In light of the efforts taken by the Government of India to make the country a global economic hub in the form of “Make in India” campaign etc., it would be a significant step in favour of this objective to draft a Budget that will not only bring reforms in the implementation mechanism of existing policies but also introduce policies that will facilitate smooth flow of investments into the country. These are hopes and expectations from Budget 2015.

One thought on “Will Budget 2015 make India an attractive investment destination?

  1. ‘Make in India’ is a truly laudable initiative. However, it addresses only half the picture, viz. the supply side. There has to be a market of buyers willing to absorb the output of ‘make in India’ – the demand side. I have yet to see announcements and initiatives addressing this aspect.

    Take the case of the automobile industry. Vehicle sales are impacted by three factors that together comprise the life-cycle cost of ownership –
    a) Upfront cost (initial investment)
    b) Financing cost
    c) Operating cost

    Falling fuel prices have helped to reduce the operating cost by a significant measure. However, high interest rates (compared to the 2008-2011 period) are still a dampner. Also high upfront investment continues to adversely impact vehicle affordability. Taxes in various forms represent a markup of almost 40% on the factory cost of a car.

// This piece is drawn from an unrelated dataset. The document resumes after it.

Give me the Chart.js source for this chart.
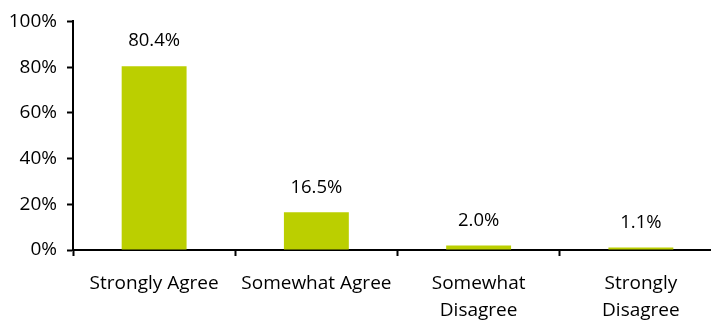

    For a moment, rewind to the global financial crisis of Sep/Oct 2008. The then govt halved excise duty from 16% to 8% in Dec’08 with a view to revive demand. This one action had two fortituous consequences. Driven by lower initial cost, by Feb/Mar 2009, the automobile industry and many other sectors simply tookoff on a growth trajectory that lasted almost 3 years before levelling off in 2012. Additionally, consumer sentiment got a tremedous boost and willingness to spend became manifest.

    Therefore, the key lies in stoking up the fires of consumer sentiment. People’s faith in the future needs revival. Quick actions to this end coupled with measures towards long-term structural corrections of the economy will once again set us on the growth trajectory India cherishes and deserves.